At the state prison in Bonne Terre on Tuesday, Swingle told Missourinet that Bucklew deserves the death penalty.

“I’m disappointed that 22 years have passed and he is still breathing. He is such an evil and cruel man,” said Swingle. “I’ve gotten the death penalty four times but in my mind, he deserves it more than any of the ones I’ve gotten the death penalty on. Missouri has a death penalty and it should be carried out on the worst of the worst. Bucklew is the worst of the worst.”

Many details of the case are still vividly in Swingle’s mind.

Stephanie Ray and Bucklew were romantically involved. When things went south, Swingle said Ray tried to break up with him. Bucklew responded by tying her to a bed with dog chains, putting a knife to her throat and threatening to kill her.

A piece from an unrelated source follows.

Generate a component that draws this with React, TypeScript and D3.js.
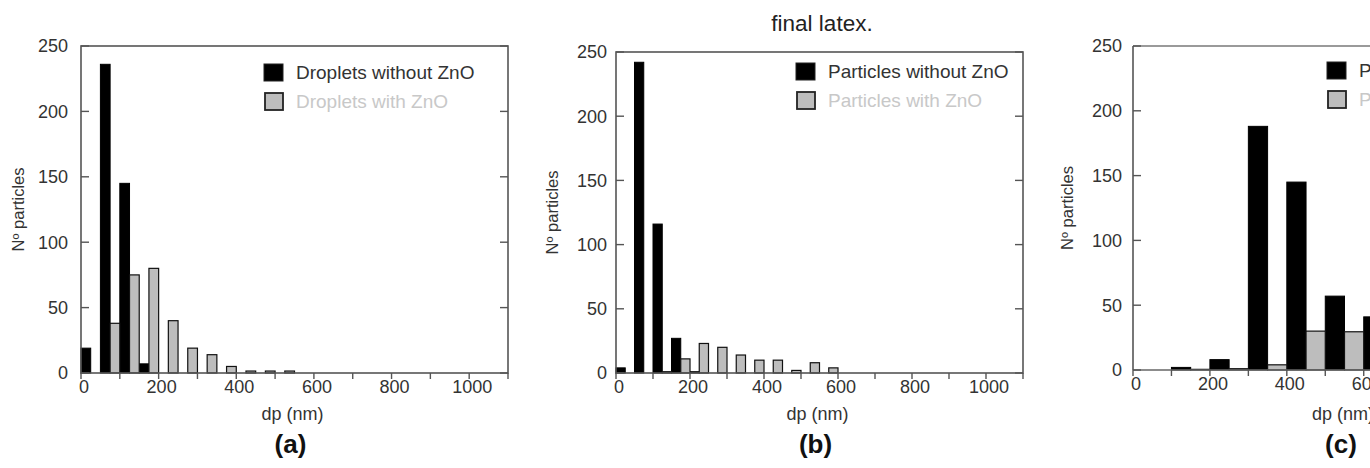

She talked him into sparing her life. When he stormed out, she went to the police. They issued a warrant for his arrest.

Ray went into hiding by staying with Sanders, who was a friend from work. But, it wasn’t long before Bucklew decided to go looking for them. He armed himself with two guns, two knives, two sets of handcuffs and a bunch of ammunition.

Bucklew, who was staying in Troy with relatives, drove to Cape Girardeau County and found Ray. According to Swingle, Bucklew followed her home and knocked on the door. Sanders’ young son answered the door and let Bucklew in.

Bucklew shot Sanders to death in front of his 6-year-old son, three other children and Ray. He handcuffed Ray and dragged her out of the house. He took her to a remote area and raped her in the back seat of the car, according to Swingle.

Many law enforcement officers were out searching for Bucklew. By the time the ex-couple made it to St. Louis, a state trooper and Bucklew exchanged gunfire. The 49-year-old survived two bullets in the shootout – one to the chest and one to the head.

Once Bucklew was in jail, he called Ray’s mother and threatened to kill her. Three months after entering jail, he became the first person in 15 years to escape from the Cape Girardeau County Jail. Swingle said Bucklew fled by hiding in a trash bag that was later taken to a dumpster.

When Bucklew escaped, he went straight after Ray’s mother, Barbara Pruitt. He went to her home, armed with a hammer, and struck her over the head several times. Pruitt’s fiancé intervened and was also whacked over the head with the hammer. Both victims managed to survive.

Swingle said Bucklew fled in a stolen a car and was caught about 30 minutes later by law enforcement.

“I do think he’s the most evil person I’ve ever prosecuted, as far as he would let nothing stand in his way of hurting other people,” he said. “I called him a homicidal Energizer bunny. That’s not the kind of thing you can say with any kind of humor in a murder case usually, but the evidence in this case supported that because you could shoot him, you could put him in jail, and nothing is going to stop him from coming and trying to kill the people he was mad at.”

Swingle, who’s nearing his second year as a St. Louis city prosecutor, said the way the case has affected him is that he’s still a prosecutor trying to protect the community from criminals.

“You’re the last thing between a dangerous person like Russell Bucklew and the streets.”